An API is a defined interface that allows software components to communicate. It specifies how to request data or services and what responses to expect, enabling integration without exposing internal code.

FAQ: What are REST, GraphQL, and gRPC?

REST is a resource-oriented, HTTP-based approach. GraphQL lets clients request precisely the data they need via queries. gRPC uses binary protocols and strongly typed contracts for efficient inter-service communication—each fits different performance and flexibility needs.

FAQ: How do APIs handle authentication?

Common methods include API keys, OAuth 2.0 tokens, JWTs (JSON Web Tokens), and mutual TLS. Each balances security and developer convenience differently; choose based on threat model and integration scope.

FAQ: Can APIs be used for AI agents?

Yes. AI agents consume APIs for data enrichment, action execution, and orchestration. APIs that provide structured, low-latency data are particularly useful for agent workflows and real-time decision processes.

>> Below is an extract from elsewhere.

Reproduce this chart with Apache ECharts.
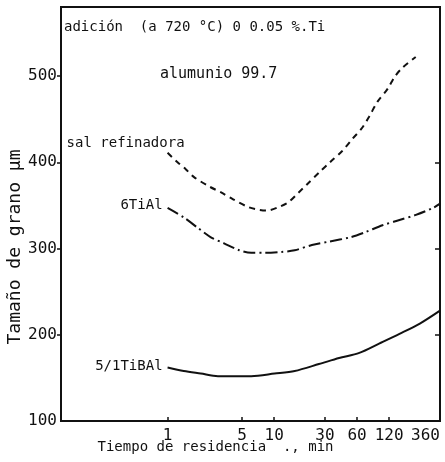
<!DOCTYPE html>
<html>
<head>
<meta charset="utf-8">
<script src="https://cdn.jsdelivr.net/npm/echarts@6/dist/echarts.min.js"></script>
<style>
  html, body { margin: 0; padding: 0; background: #fff; }
  #chart { width: 445px; height: 462px; }
</style>
</head>
<body>
<div id="chart"></div>
<script>
// Tiempo de residencia (min) y tamaño de grano (μm) para cada afinador
const salTiempo = [1.0, 1.24, 1.48, 1.76, 2.45, 3.18, 4.12, 5.72, 7.1, 8.5, 11.0, 13.7, 17.0, 20.2, 26.9, 33.4, 43.5, 54.2, 67, 78, 93, 116, 135, 161, 213];
const salTamano = [411, 400, 392, 383, 372, 365, 357, 348, 345, 344, 348, 354, 365, 374, 389, 400, 413, 427, 440, 453, 470, 485, 499, 510, 522];

const tiAlTiempo = [1.0, 1.42, 1.92, 2.55, 3.39, 4.7, 6.1, 8.1, 11.7, 15.6, 22.6, 32.7, 51.9, 71.9, 104, 150, 214, 309, 360];
const tiAlTamano = [347, 336, 324, 313, 306, 298, 295, 295, 296, 298, 304, 308, 313, 319, 327, 333, 339, 347, 352];

const tiBAlTiempo = [1.0, 1.42, 2.05, 2.97, 6.1, 10.1, 15.6, 26.3, 40.7, 63, 97.6, 150, 233, 360];
const tiBAlTamano = [162, 158, 155, 152, 152, 155, 158, 166, 173, 179, 190, 201, 213, 228];

const xTicks = [1, 5, 10, 30, 60, 120, 360];
const yTicks = [100, 200, 300, 400, 500];

const FONT = '"DejaVu Sans Mono", monospace';

function pairs(xs, ys) { return xs.map((x, i) => [x, ys[i]]); }

// the first point of each curve carries the curve's name on its left
function startLabel(data, name, offset) {
  return data.map((p, i) => i === 0 ? {
    value: p,
    symbol: 'circle',
    symbolSize: 2,
    itemStyle: { color: 'rgba(0,0,0,0)', borderWidth: 0 },
    label: {
      show: true, position: 'left', distance: 4, offset: offset,
      formatter: name, color: '#111', fontFamily: FONT, fontSize: 14
    }
  } : { value: p, symbol: 'none' });
}

const chart = echarts.init(document.getElementById('chart'), null, { renderer: 'canvas' });

chart.setOption({
  animation: false,
  backgroundColor: '#fff',
  grid: {
    left: 61, right: 5, top: 7, bottom: 41,
    outerBoundsMode: 'none',
    containLabel: false,
    show: true, borderColor: '#111', borderWidth: 2, backgroundColor: 'transparent'
  },
  graphic: [
    { type: 'text', left: 64, top: 20, style: { text: 'adición  (a 720 °C) 0 0.05 %.Ti', font: '14px ' + FONT, fill: '#111' } },
    { type: 'text', left: 160, top: 67, style: { text: 'alumunio 99.7', font: '15px ' + FONT, fill: '#111' } }
  ],
  xAxis: {
    type: 'log', logBase: 10, min: 0.1, max: 360,
    name: 'Tiempo de residencia  ., min',
    nameLocation: 'middle', nameGap: 19, nameMoveOverlap: false,
    nameTextStyle: { color: '#111', fontFamily: FONT, fontSize: 14, padding: [0, 70, 0, 0] },
    axisLine: { show: true, lineStyle: { color: '#111', width: 2 } },
    axisTick: { show: true, inside: true, length: 4, customValues: xTicks.slice(0, 6), lineStyle: { color: '#111', width: 1.5 } },
    axisLabel: { customValues: xTicks, color: '#111', fontFamily: FONT, fontSize: 16, margin: 7, alignMaxLabel: 'right' },
    splitLine: { show: false },
    minorTick: { show: false }
  },
  yAxis: [
    {
      type: 'value', min: 100, max: 580, position: 'left',
      name: 'Tamaño de grano μm',
      nameLocation: 'middle', nameGap: 37, nameMoveOverlap: false,
      nameTextStyle: { color: '#111', fontFamily: FONT, fontSize: 18, padding: [0, 66, 0, 0] },
      axisLine: { show: true, lineStyle: { color: '#111', width: 2 } },
      axisTick: { show: true, inside: false, length: 4, customValues: [200, 300, 400, 500], lineStyle: { color: '#111', width: 1.5 } },
      axisLabel: { customValues: yTicks, color: '#111', fontFamily: FONT, fontSize: 16, margin: 4 },
      splitLine: { show: false }
    },
    {
      type: 'value', min: 100, max: 580, position: 'right',
      axisLine: { show: true, lineStyle: { color: '#111', width: 2 } },
      axisTick: { show: true, inside: true, length: 5, customValues: [200, 300, 400], lineStyle: { color: '#111', width: 1.5 } },
      axisLabel: { show: false },
      splitLine: { show: false }
    }
  ],
  series: [
    {
      name: 'sal refinadora', type: 'line', smooth: 0.3, showSymbol: true,
      data: startLabel(pairs(salTiempo, salTamano), 'sal refinadora', [22, -9]),
      lineStyle: { color: '#111', width: 2, type: [6, 5] }
    },
    {
      name: '6TiAl', type: 'line', smooth: 0.3, showSymbol: true,
      data: startLabel(pairs(tiAlTiempo, tiAlTamano), '6TiAl', [0, -3]),
      lineStyle: { color: '#111', width: 2, type: [12, 4, 2, 4] }
    },
    {
      name: '5/1TiBAl', type: 'line', smooth: 0.3, showSymbol: true,
      data: startLabel(pairs(tiBAlTiempo, tiBAlTamano), '5/1TiBAl', [0, -1]),
      lineStyle: { color: '#111', width: 2 }
    }
  ]
});
</script>
</body>
</html>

FAQ: What are common API failure modes?

Failures include rate-limit rejections, timeouts, partial data, authentication errors, and schema changes. Robust clients implement retries with backoff, graceful degradation, and schema validation to handle such scenarios.

FAQ: How should I test an API before integrating?

Perform functional tests, load tests, and end-to-end scenarios. Validate error handling, latency under expected traffic, and behavior at quota limits. Use sandbox keys when available to avoid impacting production systems.

Disclaimer

This article is for educational and informational purposes only and does not constitute financial, legal, or professional advice. Evaluate technologies and services in the context of your own requirements and constraints.